Current models do not factor the impacts of agricultural intensification, nor the ongoing “greening” of semi-arid regions – both of which “may contribute” to a further decline in soil moisture, it states.
Writing in a perspectives article published in Science, Prof Luis Samaniego from the department of computational hydrosystems at the Helmholtz Centre for Environmental Research says that it is “essential” that next-generation models incorporate human-caused influences such as farming, large dams and irrigation systems.
The study posits that the “innovative methods” for estimating changes in global soil moisture presented in the study provide opportunities to “improve the present state of modelling at global and continental scales”.
More broadly, advances in scientific understanding of changes to soil moisture can help improve the world’s preparedness for drought.
Drought is often described as a “creeping disaster” – because by the time it is identified, it is usually already well under way,
Paper author Ryu explains:
“Unlike a flood and heatwaves, drought comes very very slowly – and has prolonged and delayed consequences. We better be prepared earlier than later, because once drought comes you can expect a long period of consequences.”
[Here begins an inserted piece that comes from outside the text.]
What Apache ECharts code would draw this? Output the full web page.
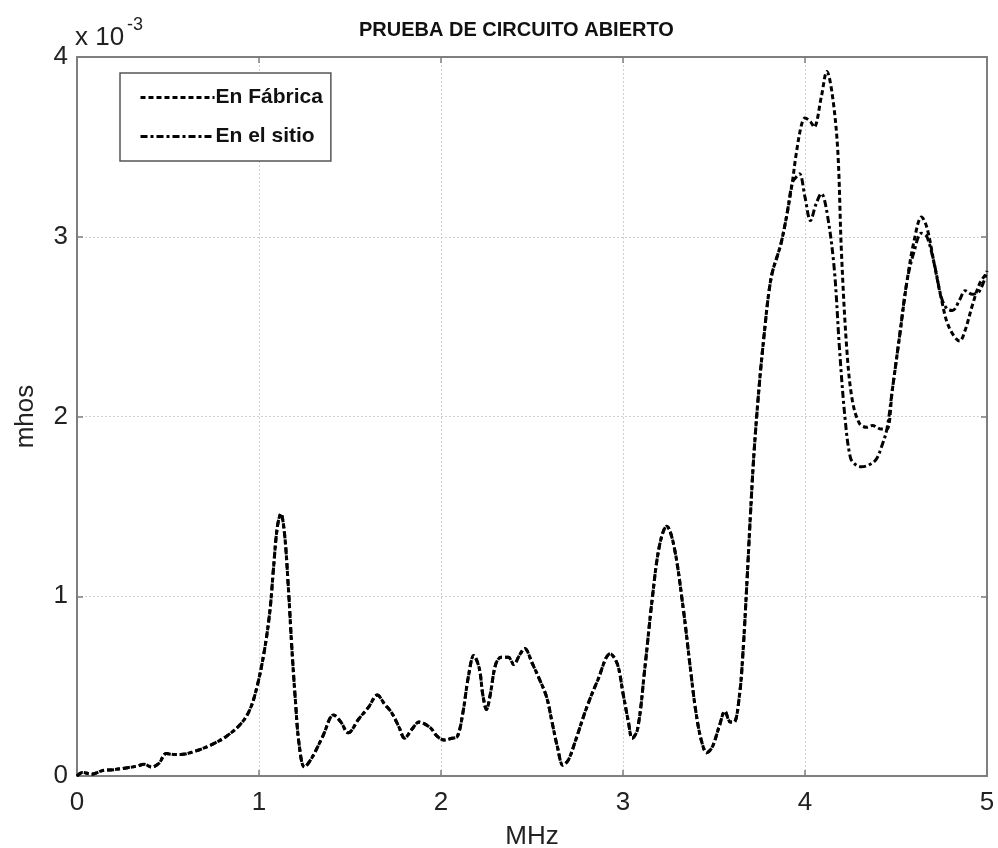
<!DOCTYPE html>
<html>
<head>
<meta charset="utf-8">
<title>Prueba de circuito abierto</title>
<script src="https://cdn.jsdelivr.net/npm/echarts@6/dist/echarts.min.js"></script>
<style>
  html, body { margin: 0; padding: 0; background: #fff; }
  #chart { width: 998px; height: 848px; }
</style>
</head>
<body>
<div id="chart"></div>
<script>
// Admittance in units of 1e-3 mhos versus frequency in MHz.
// Both measurements coincide up to ~3.9 MHz.
const freqCommon = [
  0.00, 0.03, 0.08, 0.14, 0.20, 0.27, 0.33, 0.37, 0.41, 0.45, 0.49, 0.53, 0.57, 0.64, 0.73, 0.82,
  0.90, 0.95, 0.99, 1.03, 1.06, 1.08, 1.10, 1.12, 1.14, 1.16, 1.18, 1.20, 1.22, 1.25, 1.29, 1.35,
  1.41, 1.45, 1.49, 1.55, 1.60, 1.65, 1.69, 1.73, 1.77, 1.80, 1.84, 1.88, 1.94, 1.98, 2.02, 2.06,
  2.09, 2.12, 2.15, 2.18, 2.21, 2.23, 2.25, 2.27, 2.30, 2.33, 2.37, 2.40, 2.43, 2.46, 2.50, 2.54,
  2.58, 2.61, 2.64, 2.67, 2.70, 2.74, 2.80, 2.86, 2.93, 2.97, 3.00, 3.03, 3.05, 3.08, 3.12, 3.16,
  3.20, 3.24, 3.28, 3.33, 3.37, 3.40, 3.43, 3.46, 3.49, 3.53, 3.56, 3.59, 3.61, 3.64, 3.66, 3.68,
  3.70, 3.72, 3.75, 3.78, 3.80, 3.82, 3.85, 3.87, 3.90, 3.93
];
const valCommon = [
  0.00, 0.02, 0.01, 0.03, 0.035, 0.045, 0.055, 0.065, 0.05, 0.07, 0.125, 0.12, 0.12, 0.135, 0.17, 0.22,
  0.29, 0.37, 0.50, 0.70, 0.92, 1.16, 1.38, 1.46, 1.35, 1.07, 0.72, 0.42, 0.18, 0.05, 0.10, 0.22,
  0.34, 0.30, 0.24, 0.32, 0.38, 0.45, 0.40, 0.35, 0.27, 0.21, 0.26, 0.30, 0.27, 0.22, 0.20, 0.21,
  0.22, 0.35, 0.55, 0.67, 0.60, 0.45, 0.37, 0.45, 0.62, 0.66, 0.66, 0.62, 0.67, 0.71, 0.63, 0.54,
  0.44, 0.30, 0.16, 0.06, 0.09, 0.20, 0.38, 0.53, 0.68, 0.62, 0.46, 0.30, 0.21, 0.26, 0.60, 0.98,
  1.28, 1.39, 1.28, 0.94, 0.60, 0.36, 0.20, 0.13, 0.16, 0.28, 0.36, 0.30, 0.30, 0.45, 0.70, 1.06,
  1.45, 1.80, 2.19, 2.50, 2.68, 2.80, 2.90, 2.97, 3.12, 3.30
];

// Factory measurement beyond 3.93 MHz
const freqFabrica = [
  3.95, 3.98, 4.00, 4.03, 4.05, 4.09, 4.12, 4.15, 4.18, 4.20, 4.23, 4.26, 4.30, 4.34, 4.37, 4.42,
  4.45, 4.48, 4.52, 4.56, 4.60, 4.64, 4.67, 4.71, 4.75, 4.79, 4.85, 4.88, 4.92, 4.96, 5.00
];
const valFabrica = [
  3.45, 3.62, 3.66, 3.64, 3.61, 3.78, 3.92, 3.79, 3.48, 2.92, 2.37, 2.09, 1.96, 1.94, 1.95, 1.93,
  1.93, 2.15, 2.45, 2.75, 2.98, 3.11, 3.05, 2.85, 2.65, 2.50, 2.42, 2.48, 2.62, 2.74, 2.80
];

// On-site measurement beyond 3.93 MHz
const freqSitio = [
  3.95, 3.97, 4.00, 4.03, 4.06, 4.09, 4.12, 4.16, 4.19, 4.22, 4.25, 4.28, 4.31, 4.35, 4.39, 4.42,
  4.45, 4.48, 4.52, 4.56, 4.60, 4.64, 4.67, 4.71, 4.75, 4.78, 4.81, 4.85, 4.88, 4.92, 4.96, 5.00
];
const valSitio = [
  3.33, 3.35, 3.22, 3.09, 3.18, 3.24, 3.14, 2.83, 2.37, 1.99, 1.77, 1.73, 1.72, 1.73, 1.76, 1.83,
  1.93, 2.15, 2.45, 2.75, 2.92, 3.02, 3.00, 2.85, 2.66, 2.60, 2.59, 2.65, 2.70, 2.68, 2.70, 2.81
];

const xTicks = [0, 1, 2, 3, 4, 5];
const yTicks = [0, 1, 2, 3, 4];

const seriesNames = ['En Fábrica', 'En el sitio'];

function pairs(xs, ys) {
  return xs.map((x, i) => [x, ys[i]]);
}

const dataFabrica = pairs(freqCommon.concat(freqFabrica), valCommon.concat(valFabrica));
const dataSitio = pairs(freqCommon.concat(freqSitio), valCommon.concat(valSitio));

const FONT = '"Liberation Sans", Arial, sans-serif';
const AXIS_GRAY = '#7f7f7f';
const GRID_GRAY = '#cfcfcf';

const chart = echarts.init(document.getElementById('chart'), null, { renderer: 'canvas' });

const frameAxisX = {
  type: 'value', min: xTicks[0], max: xTicks[xTicks.length - 1], interval: 1,
  axisLine: { show: true, onZero: false, lineStyle: { color: AXIS_GRAY, width: 2 } },
  axisTick: { show: true, inside: true, length: 6, lineStyle: { color: AXIS_GRAY, width: 1.5 } },
  splitLine: { show: false }
};
const frameAxisY = {
  type: 'value', min: yTicks[0], max: yTicks[yTicks.length - 1], interval: 1,
  axisLine: { show: true, onZero: false, lineStyle: { color: AXIS_GRAY, width: 2 } },
  axisTick: { show: true, inside: true, length: 6, lineStyle: { color: AXIS_GRAY, width: 1.5 } },
  splitLine: { show: false }
};

chart.setOption({
  backgroundColor: '#ffffff',
  animation: false,
  title: {
    text: 'PRUEBA DE CIRCUITO ABIERTO',
    left: 354,
    top: 15,
    textStyle: { fontFamily: FONT, fontSize: 20, fontWeight: 'bold', color: '#111' }
  },
  graphic: [
    {
      type: 'text', left: 75, top: 25,
      style: { text: 'x 10', fontFamily: FONT, fontSize: 26, fill: '#222' }
    },
    {
      type: 'text', left: 127, top: 16,
      style: { text: '-3', fontFamily: FONT, fontSize: 18, fill: '#222' }
    }
  ],
  legend: {
    left: 120,
    top: 73,
    orient: 'vertical',
    data: seriesNames,
    itemWidth: 74,
    itemHeight: 14,
    itemGap: 18,
    padding: [14, 8, 14, 19],
    backgroundColor: '#fff',
    borderColor: '#555',
    borderWidth: 1.5,
    borderRadius: 0,
    itemStyle: { opacity: 0 },
    lineStyle: { width: 3 },
    textStyle: { fontFamily: FONT, fontSize: 21, fontWeight: 'bold', color: '#111', padding: [0, 0, 0, -4] }
  },
  grid: { left: 77, right: 11, top: 57, bottom: 72, containLabel: false, outerBoundsMode: 'none' },
  xAxis: [
    {
      type: 'value', min: xTicks[0], max: xTicks[xTicks.length - 1], interval: 1,
      name: 'MHz', nameLocation: 'middle', nameGap: 48,
      nameTextStyle: { fontFamily: FONT, fontSize: 26, color: '#222' },
      axisLine: { show: true, onZero: false, lineStyle: { color: AXIS_GRAY, width: 2 } },
      axisTick: { show: true, inside: true, length: 6, lineStyle: { color: AXIS_GRAY, width: 1.5 } },
      axisLabel: { fontFamily: FONT, fontSize: 26, color: '#222', margin: 14 },
      splitLine: { show: true, lineStyle: { color: GRID_GRAY, width: 1, type: [2, 2] } }
    },
    Object.assign({ position: 'top', axisLabel: { show: false } }, frameAxisX)
  ],
  yAxis: [
    {
      type: 'value', min: yTicks[0], max: yTicks[yTicks.length - 1], interval: 1,
      name: 'mhos', nameLocation: 'middle', nameGap: 38, nameRotate: 90,
      nameTextStyle: { fontFamily: FONT, fontSize: 26, color: '#222' },
      axisLine: { show: true, onZero: false, lineStyle: { color: AXIS_GRAY, width: 2 } },
      axisTick: { show: true, inside: true, length: 6, lineStyle: { color: AXIS_GRAY, width: 1.5 } },
      axisLabel: { fontFamily: FONT, fontSize: 26, color: '#222', margin: 9 },
      splitLine: { show: true, lineStyle: { color: GRID_GRAY, width: 1, type: [2, 2] } }
    },
    Object.assign({ position: 'right', axisLabel: { show: false } }, frameAxisY)
  ],
  series: [
    {
      name: seriesNames[0],
      type: 'line',
      data: dataFabrica,
      symbol: 'none',
      smooth: 0.35,
      lineStyle: { color: '#000', width: 3, type: [5, 3] },
      itemStyle: { color: '#000' },
      z: 3
    },
    {
      name: seriesNames[1],
      type: 'line',
      data: dataSitio,
      symbol: 'none',
      smooth: 0.35,
      lineStyle: { color: '#000', width: 3, type: [7, 3, 3, 3] },
      itemStyle: { color: '#000' },
      z: 4
    }
  ]
});
</script>
</body>
</html>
Dr Shou Wang, associate professor at the Hydroclimate Extremes Lab and the Hong Kong Polytechnic University, who was not involved in the study, says the research findings are “crucial” for advancing understanding of the “potential drivers and dynamics” of “unprecedented hydrological extremes in a warming climate”. He tells Carbon Brief:
“This is breakthrough work that uncovers the drivers of hydrological regime changes, which are leading to unprecedented hydrological extremes such as compound and consecutive drought-flood events.”